While I am too befuddled to explain that Clooney lacks apposable thumbs and therefore is unlikely to have escaped from a house where the only exits have door knobs, I stammer through a guarantee that in fact, the dog surely must be home.
Stumbling. Searching. More looking for the dog. "HERE HE IS." As expected. I hear, in the dark, Clooney's put-out sigh as he is again captured and returned to his own personal sauna.
4 AM. Suddenly, I am awake. Very awake. I remain this way for 35 minutes before dozing off again.
6 AM. Alarm. My sleep, awkward, interrupted and shallow, is over. I round up dopey children to start another day. Another in a seven-year-long string of cranky days caused by irregular, unreliable sleep.
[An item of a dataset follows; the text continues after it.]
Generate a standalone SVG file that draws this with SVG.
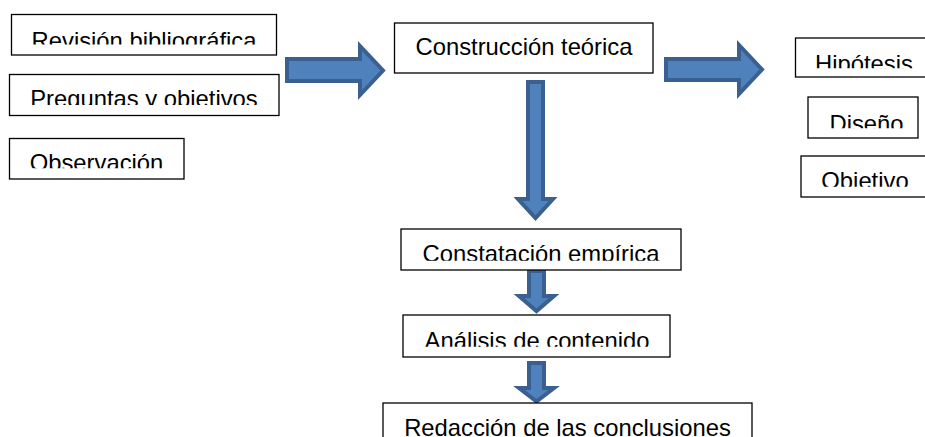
<svg xmlns="http://www.w3.org/2000/svg" width="925" height="437" viewBox="0 0 925 437">
<style>
.box{fill:#fff;stroke:#000;stroke-width:1.3}
.lbl{font-family:"Liberation Sans",Arial,sans-serif;font-size:23.8px;fill:#000;text-anchor:middle}
.arr{fill:#4F81BD;stroke:#3A6090;stroke-width:4;stroke-linejoin:miter;stroke-miterlimit:10}
</style>
<defs>
<clipPath id="c1"><rect x="0" y="0" width="925" height="44.5"/></clipPath>
<clipPath id="c2"><rect x="0" y="60" width="925" height="45"/></clipPath>
<clipPath id="c3"><rect x="0" y="130" width="925" height="38.3"/></clipPath>
<clipPath id="c5"><rect x="0" y="30" width="925" height="38.3"/></clipPath>
<clipPath id="c6"><rect x="0" y="90" width="925" height="38.3"/></clipPath>
<clipPath id="c7"><rect x="0" y="150" width="925" height="36.7"/></clipPath>
<clipPath id="c8"><rect x="0" y="220" width="925" height="40.7"/></clipPath>
<clipPath id="c9"><rect x="0" y="300" width="925" height="46.7"/></clipPath>
</defs>
<rect width="925" height="437" fill="#fff"/>
<g id="connectors">
<polygon class="arr" points="287,59 360,59 360,46 383,70.5 360,95 360,81 287,81"/>
<polygon class="arr" points="666,59 739,59 739,45 762,69.5 739,94 739,80 666,80"/>
<polygon class="arr" points="528,82 543,82 543,199 553,199 535.5,218 518,199 528,199"/>
<polygon class="arr" points="529,271 544,271 544,296 554,296 536.5,311 519,296 529,296"/>
<polygon class="arr" points="529,363 544,363 544,388 554,388 536.5,401.5 519,388 529,388"/>
</g>
<g id="n-revision">
<rect class="box" x="11.5" y="14.5" width="265" height="40.5"/>
<text class="lbl" x="144" y="49" clip-path="url(#c1)">Revisión bibliográfica</text>
</g>
<g id="n-preguntas">
<rect class="box" x="9.5" y="74.5" width="269.5" height="41"/>
<text class="lbl" x="144" y="107.2" clip-path="url(#c2)">Preguntas y objetivos</text>
</g>
<g id="n-observacion">
<rect class="box" x="9.5" y="138.5" width="174.5" height="40.5"/>
<text class="lbl" x="96.5" y="170.7" clip-path="url(#c3)">Observación</text>
</g>
<g id="n-construccion">
<rect class="box" x="394.5" y="23" width="258.5" height="50"/>
<text class="lbl" x="524" y="55">Construcción teórica</text>
</g>
<g id="n-hipotesis">
<rect class="box" x="795.5" y="38" width="138" height="39"/>
<text class="lbl" x="864" y="72.2" clip-path="url(#c5)">Hipótesis</text>
</g>
<g id="n-diseno">
<rect class="box" x="808" y="97" width="110" height="41"/>
<text class="lbl" x="866.5" y="131.5" clip-path="url(#c6)">Diseño</text>
</g>
<g id="n-objetivo">
<rect class="box" x="801" y="156" width="140" height="41"/>
<text class="lbl" x="865" y="189" clip-path="url(#c7)">Objetivo</text>
</g>
<g id="n-constatacion">
<rect class="box" x="401" y="229" width="280" height="41"/>
<text class="lbl" x="541" y="262" clip-path="url(#c8)">Constatación empírica</text>
</g>
<g id="n-analisis">
<rect class="box" x="403" y="315" width="267" height="42"/>
<text class="lbl" x="537" y="349" clip-path="url(#c9)">Análisis de contenido</text>
</g>
<g id="n-redaccion">
<rect class="box" x="383" y="403" width="369" height="50"/>
<text class="lbl" x="567.5" y="435.5">Redacción de las conclusiones</text>
</g>
</svg>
The children are difficult to rouse. There is a Hansel and Gretel trail of Legos leading from the floor-comforter back to S's bed. The night of musical chairs has taken its toll. Perhaps, but not necessarily the most annoying thing happens as M rises:
M goes into E's room and calls, "E must have slept in S's bed last night." M's footfalls proceed down the hall to S's room: "Wait. There's nobody in here, either. Where is everyone?"
Not only had he not heard the night's busy goings-on, he managed to walk by the little bodies on his way to rouse them. While I can't quite put my finger on why, that seems unfair.

1 comment:

  1. I love your blog, It's so true to life. I agree with your choice of giving "S" a down comforter. I slept with one as a kid and my nights were never as good with out it.